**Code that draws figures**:
::::::::

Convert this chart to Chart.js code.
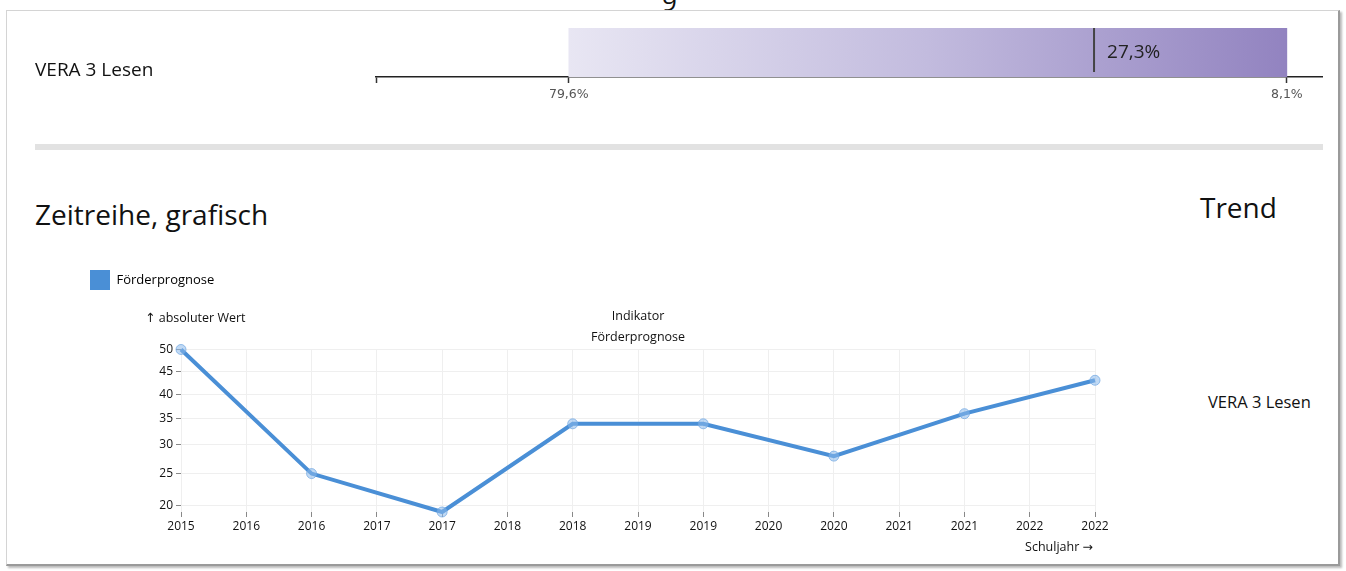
<!DOCTYPE html>
<html>
<head>
<meta charset="utf-8">
<script src="https://cdn.jsdelivr.net/npm/chart.js@4.4.0/dist/chart.umd.min.js"></script>
<style>
  body { margin: 0; width: 1346px; height: 571px; background: #fff; overflow: hidden; position: relative; font-family: 'Open Sans', 'DejaVu Sans', sans-serif; color: #111; }
  .abs { position: absolute; }
  #frame { left: 6px; top: 10px; width: 1331px; height: 553px; border: 1px solid #d4d4d4; border-right: 2px solid #9a9a9a; border-bottom: 2px solid #9a9a9a; box-shadow: 2px 2px 2px #bbb; }
  #pagenum { left: 662px; top: 0; height: 10px; overflow: hidden; font-size: 26px; line-height: 1; }
  #pagenum span { position: relative; top: -12px; }
  #divider { left: 35px; top: 144px; width: 1288px; height: 6px; background: #e2e2e2; }
  .h2 { font-size: 28px; line-height: 1; white-space: nowrap; }
  #side { left: 1208px; top: 394px; font-size: 16.5px; line-height: 1; }
</style>
</head>
<body>
<div id="frame" class="abs"></div>
<div id="pagenum" class="abs"><span>9</span></div>
<div class="abs" style="left:35px; top:18px; width:1305px; height:95px;"><canvas id="bar"></canvas></div>
<div id="divider" class="abs"></div>
<div class="abs h2" style="left:35px; top:200px;">Zeitreihe, grafisch</div>
<div class="abs h2" style="left:1200px; top:193px;">Trend</div>
<div id="side" class="abs">VERA 3 Lesen</div>
<div class="abs" style="left:80px; top:260px; width:1040px; height:298px;"><canvas id="line"></canvas></div>
<script>
// top bar: range of the indicator and the school's value
const barCategory = ['VERA 3 Lesen'];
const barFrom = 79.6;
const barTo = 8.1;
const markerValue = 27.3;
const axisMax = 98.8;
const axisMin = 4.6;

// time series
const years = ['2015', '2016', '2017', '2018', '2019', '2020', '2021', '2022'];
const values = [50, 25, 19, 34, 34, 28, 36, 43];
const xTickLabels = ['2015', '2016', '2016', '2017', '2017', '2018', '2018', '2019',
                     '2019', '2020', '2020', '2021', '2021', '2022', '2022'];
const yTicks = [20, 25, 30, 35, 40, 45, 50];

const pct = v => v.toFixed(1).replace('.', ',') + '%';

// square root scale (like d3.scaleSqrt)
class SqrtScale extends Chart.LinearScale {
  getPixelForValue(value) {
    const a = Math.sqrt(this.min), b = Math.sqrt(this.max);
    return this.getPixelForDecimal((Math.sqrt(value) - a) / (b - a));
  }
  getValueForPixel(pixel) {
    const a = Math.sqrt(this.min), b = Math.sqrt(this.max);
    const s = a + this.getDecimalForPixel(pixel) * (b - a);
    return s * s;
  }
}
SqrtScale.id = 'sqrt';
SqrtScale.defaults = {};
Chart.register(SqrtScale);

const markerPlugin = {
  id: 'marker',
  afterDatasetsDraw(chart) {
    const c = chart.ctx, area = chart.chartArea;
    const x = chart.scales.x.getPixelForValue(markerValue);
    c.save();
    c.strokeStyle = '#444';
    c.lineWidth = 2;
    c.beginPath();
    c.moveTo(x, area.top);
    c.lineTo(x, area.bottom - 5);
    c.stroke();
    c.fillStyle = '#222';
    c.font = "19px 'Open Sans'";
    c.textBaseline = 'middle';
    c.fillText(pct(markerValue), x + 13, area.top + 25);
    c.restore();
  }
};

new Chart(document.getElementById('bar'), {
  type: 'bar',
  data: {
    labels: barCategory,
    datasets: [{
      data: [[barFrom, barTo]],
      barPercentage: 1,
      categoryPercentage: 1,
      borderSkipped: false,
      backgroundColor(ctx) {
        const chart = ctx.chart;
        if (!chart.chartArea) return '#c0b8dc';
        const sx = chart.scales.x;
        const g = chart.ctx.createLinearGradient(sx.getPixelForValue(barFrom), 0, sx.getPixelForValue(barTo), 0);
        g.addColorStop(0, '#e8e6f3');
        g.addColorStop(0.5, '#c2bbde');
        g.addColorStop(1, '#9283c0');
        return g;
      }
    }]
  },
  options: {
    indexAxis: 'y',
    responsive: true,
    maintainAspectRatio: false,
    animation: false,
    layout: { padding: { top: 10, right: 18, left: 0, bottom: 0 } },
    plugins: { legend: { display: false }, tooltip: { enabled: false } },
    scales: {
      y: {
        grid: { display: false },
        border: { display: false },
        ticks: { crossAlign: 'far', labelOffset: 18, color: '#111', font: { family: 'Open Sans', size: 19 } },
        afterFit(s) { s.width = 341; s.paddingTop = 0; s.paddingBottom = 0; }
      },
      x: {
        type: 'linear',
        reverse: true,
        min: axisMin,
        max: axisMax,
        afterBuildTicks(s) { s.ticks = [axisMax, barFrom, barTo].map(v => ({ value: v })); },
        grid: { drawOnChartArea: false, tickLength: 6, tickColor: '#333', tickWidth: 1.5 },
        border: { color: '#222', width: 1.5 },
        ticks: {
          padding: 4,
          color: '#555',
          font: { family: 'DejaVu Sans', size: 12.5 },
          callback: (v, i) => i === 0 ? '' : pct(v)
        },
        afterFit(s) { s.height = 36; }
      }
    }
  },
  plugins: [markerPlugin]
});

const axisTextPlugin = {
  id: 'axisText',
  afterDraw(chart) {
    const c = chart.ctx, area = chart.chartArea;
    c.save();
    c.fillStyle = '#111';
    c.font = "12.5px 'Open Sans', 'DejaVu Sans'";
    c.textBaseline = 'middle';
    c.textAlign = 'left';
    c.fillText('\u2191 absoluter Wert', area.left - 36, area.top - 31);
    c.textAlign = 'right';
    c.fillText('Schuljahr \u2192', area.right - 2, area.bottom + 35);
    c.restore();
  }
};

// put the yearly values on every second half-year tick
const seriesData = xTickLabels.map((l, i) => i % 2 === 0 ? values[i / 2] : null);

new Chart(document.getElementById('line'), {
  type: 'line',
  data: {
    labels: xTickLabels,
    datasets: [{
      label: 'Förderprognose',
      data: seriesData,
      spanGaps: true,
      borderColor: '#4a8fd6',
      backgroundColor: '#4a8fd6',
      borderWidth: 4,
      tension: 0,
      clip: false,
      pointRadius: 5,
      pointBackgroundColor: 'rgba(140,185,235,0.55)',
      pointBorderColor: 'rgba(110,165,225,0.7)',
      pointBorderWidth: 1
    }]
  },
  options: {
    responsive: true,
    maintainAspectRatio: false,
    animation: false,
    layout: { padding: { top: 0, right: 25, left: 0, bottom: 16 } },
    plugins: {
      tooltip: { enabled: false },
      legend: {
        position: 'top',
        align: 'start',
        weight: 3000,
        labels: {
          boxWidth: 20,
          boxHeight: 20,
          padding: 10,
          color: '#222',
          font: { family: 'Open Sans', size: 13 },
          generateLabels: chart => [{ text: 'Förderprognose', fillStyle: '#4a8fd6', strokeStyle: '#4a8fd6', lineWidth: 0, datasetIndex: 0 }]
        }
      },
      title: {
        display: true,
        fullSize: false,
        text: ['Indikator', 'Förderprognose'],
        color: '#111',
        font: { family: 'Open Sans', size: 12.5, weight: 'normal', lineHeight: 1.7 },
        padding: { top: 6, bottom: 1 }
      }
    },
    scales: {
      x: {
        grid: { color: '#efefef', tickColor: '#888', tickLength: 5 },
        border: { display: false },
        ticks: { autoSkip: false, maxRotation: 0, padding: 2, color: '#111', font: { family: 'Open Sans', size: 12 } },
        afterFit(s) { s.height = 30; }
      },
      y: {
        type: 'sqrt',
        min: Math.min(...values),
        max: Math.max(...values),
        afterBuildTicks(s) { s.ticks = yTicks.map(v => ({ value: v })); },
        grid: { color: '#efefef', tickColor: '#888', tickLength: 5 },
        border: { display: false },
        ticks: { padding: 3, color: '#111', font: { family: 'Open Sans', size: 12 }, callback: v => String(v) },
        afterFit(s) { s.width = 101; }
      }
    }
  },
  plugins: [axisTextPlugin]
});
</script>
</body>
</html>
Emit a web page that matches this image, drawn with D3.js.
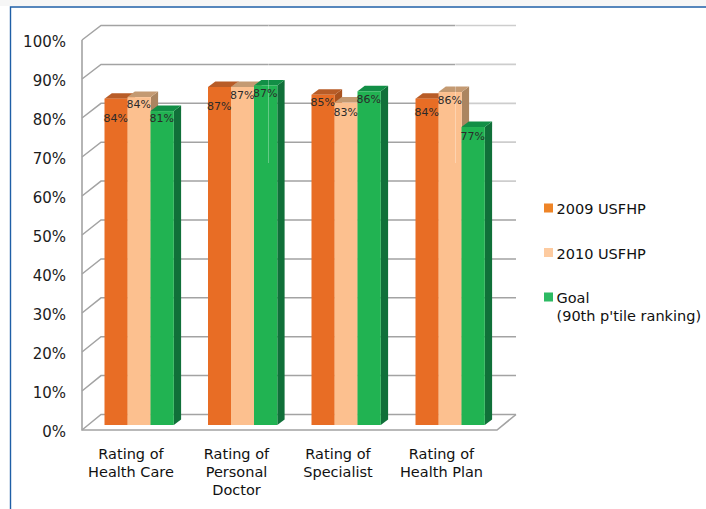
<!DOCTYPE html>
<html><head><meta charset="utf-8">
<script src="https://cdn.jsdelivr.net/npm/d3@7"></script>
<style>html,body{margin:0;padding:0;background:#fff;overflow:hidden}svg{display:block}text{font-family:"DejaVu Sans",sans-serif}</style>
</head><body><svg id="c" width="706" height="509"></svg>
<script>
const categories = [["Rating of","Health Care"],["Rating of","Personal","Doctor"],["Rating of","Specialist"],["Rating of","Health Plan"]];
const seriesNames = [["2009 USFHP"],["2010 USFHP"],["Goal","(90th p'tile ranking)"]];
const values2009 = [84, 87, 85, 84];
const values2010 = [84.4, 87, 83, 85.7];
const valuesGoal = [80.8, 87.4, 85.9, 76.7];
const tickValues = [0,10,20,30,40,50,60,70,80,90,100];
const series = [values2009, values2010, valuesGoal];
const frontColors = ["#e86d25","#fcc08f","#21b352"];
const topColors = ["#b85c27","#c49a72","#128f46"];
const sideColors = ["#a9521f","#ab8560","#107039"];
const legendColors = ["#ee8427","#fdcba0","#2dba63"];
const labelOffsets = [[19.5,19,6.7,13.5],[6.5,7.5,9,7.7],[7,7.7,7.2,8.7]];

const svg = d3.select("#c");
const grey = "#a3a3a3";
svg.append("rect").attr("x",0).attr("y",0).attr("width",706).attr("height",6).attr("fill","#f6f6f6");
svg.append("path").attr("d","M10.5,509V7H706").attr("fill","none").attr("stroke","#1f5fa6").attr("stroke-width",1.4);

const yFront = d3.scaleLinear().domain([0,100]).range([430,40]);
const yBack = d3.scaleLinear().domain([0,100]).range([414.5,25.5]);
const yBar = d3.scaleLinear().domain([0,100]).range([425,36.5]);
const barW = 23;
const groupLeft = [104.5,208,311.5,415.5];
const dx = 7.3, dy = 5.5;

const g = svg.append("g").attr("fill","none");
tickValues.forEach(t=>{
  g.append("path").attr("d",`M82,${yFront(t)}L101,${yBack(t)}H${t>=60?455:516}`).attr("stroke",grey).attr("stroke-width",1.5);
  if(t>=60) g.append("path").attr("d",`M455,${yBack(t)}H516`).attr("stroke","#cdcdcd").attr("stroke-width",1.7);
});
g.append("path").attr("d",`M82,${yFront(100)}V${yFront(0)}H497L516,${yBack(0)}`).attr("stroke",grey).attr("stroke-width",1.6);

series.forEach((vals,s)=>{
  const bars = svg.append("g").selectAll("g").data(vals).join("g");
  bars.each(function(v,i){
    const x = groupLeft[i] + s*barW, w = barW+0.3, top = yBar(v), bot = yBar(0);
    const b = d3.select(this);
    b.append("path").attr("d",`M${x+w},${top}L${x+w+dx},${top-dy}V${bot-dy}L${x+w},${bot}Z`).attr("fill",sideColors[s]);
    b.append("path").attr("d",`M${x},${top}L${x+dx},${top-dy}H${x+w+dx}L${x+w},${top}Z`).attr("fill",topColors[s]);
    b.append("rect").attr("x",x).attr("y",top).attr("width",w).attr("height",bot-top).attr("fill",frontColors[s]);
  });
});
svg.append("path").attr("d","M268.5,25V163M455.5,25V163").attr("stroke","#ffffff").attr("stroke-opacity",0.3).attr("fill","none");

series.forEach((vals,s)=>{
  svg.append("g").selectAll("text").data(vals).join("text")
    .attr("x",(v,i)=>groupLeft[i]+s*barW+11.3)
    .attr("y",(v,i)=>yBar(v)+labelOffsets[s][i]+4.3)
    .attr("text-anchor","middle").attr("font-size",11).attr("fill","#2a2a2a")
    .text(v=>Math.round(v)+"%");
});

const yAxis = d3.axisLeft(yFront).tickValues(tickValues).tickSize(0).tickPadding(0).tickFormat(d=>d+"%");
const ax = svg.append("g").attr("transform","translate(66,2)").call(yAxis);
ax.select(".domain").remove();
ax.selectAll("text").attr("font-size",15).attr("font-family","'Noto Sans',sans-serif").attr("fill","#1c1c1c");

const catCenter = [131,236.5,338,441.5];
categories.forEach((lines,i)=>{
  svg.append("text").attr("text-anchor","middle").attr("font-size",14.5).attr("fill","#111")
    .selectAll("tspan").data(lines).join("tspan").attr("x",catCenter[i]).attr("y",(d,j)=>459+j*18).text(d=>d);
});

const legTop = [203.5,248,292.5];
seriesNames.forEach((lines,i)=>{
  svg.append("rect").attr("x",544).attr("y",legTop[i]).attr("width",9).attr("height",9).attr("fill",legendColors[i]);
  svg.append("text").attr("font-size",14.5).attr("fill","#111")
    .selectAll("tspan").data(lines).join("tspan").attr("x",556.5).attr("y",(d,j)=>legTop[i]+10.5+j*18).text(d=>d);
});
</script></body></html>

::::::::

Begin at the line containing "Emit a web page", end at the line containing "const dx = 7.3, dy = 5.5;", and copy those lines word for word, both included. Skip pictures.

**Solution to the exercise**:
Emit a web page that matches this image, drawn with D3.js.
<!DOCTYPE html>
<html><head><meta charset="utf-8">
<script src="https://cdn.jsdelivr.net/npm/d3@7"></script>
<style>html,body{margin:0;padding:0;background:#fff;overflow:hidden}svg{display:block}text{font-family:"DejaVu Sans",sans-serif}</style>
</head><body><svg id="c" width="706" height="509"></svg>
<script>
const categories = [["Rating of","Health Care"],["Rating of","Personal","Doctor"],["Rating of","Specialist"],["Rating of","Health Plan"]];
const seriesNames = [["2009 USFHP"],["2010 USFHP"],["Goal","(90th p'tile ranking)"]];
const values2009 = [84, 87, 85, 84];
const values2010 = [84.4, 87, 83, 85.7];
const valuesGoal = [80.8, 87.4, 85.9, 76.7];
const tickValues = [0,10,20,30,40,50,60,70,80,90,100];
const series = [values2009, values2010, valuesGoal];
const frontColors = ["#e86d25","#fcc08f","#21b352"];
const topColors = ["#b85c27","#c49a72","#128f46"];
const sideColors = ["#a9521f","#ab8560","#107039"];
const legendColors = ["#ee8427","#fdcba0","#2dba63"];
const labelOffsets = [[19.5,19,6.7,13.5],[6.5,7.5,9,7.7],[7,7.7,7.2,8.7]];

const svg = d3.select("#c");
const grey = "#a3a3a3";
svg.append("rect").attr("x",0).attr("y",0).attr("width",706).attr("height",6).attr("fill","#f6f6f6");
svg.append("path").attr("d","M10.5,509V7H706").attr("fill","none").attr("stroke","#1f5fa6").attr("stroke-width",1.4);

const yFront = d3.scaleLinear().domain([0,100]).range([430,40]);
const yBack = d3.scaleLinear().domain([0,100]).range([414.5,25.5]);
const yBar = d3.scaleLinear().domain([0,100]).range([425,36.5]);
const barW = 23;
const groupLeft = [104.5,208,311.5,415.5];
const dx = 7.3, dy = 5.5;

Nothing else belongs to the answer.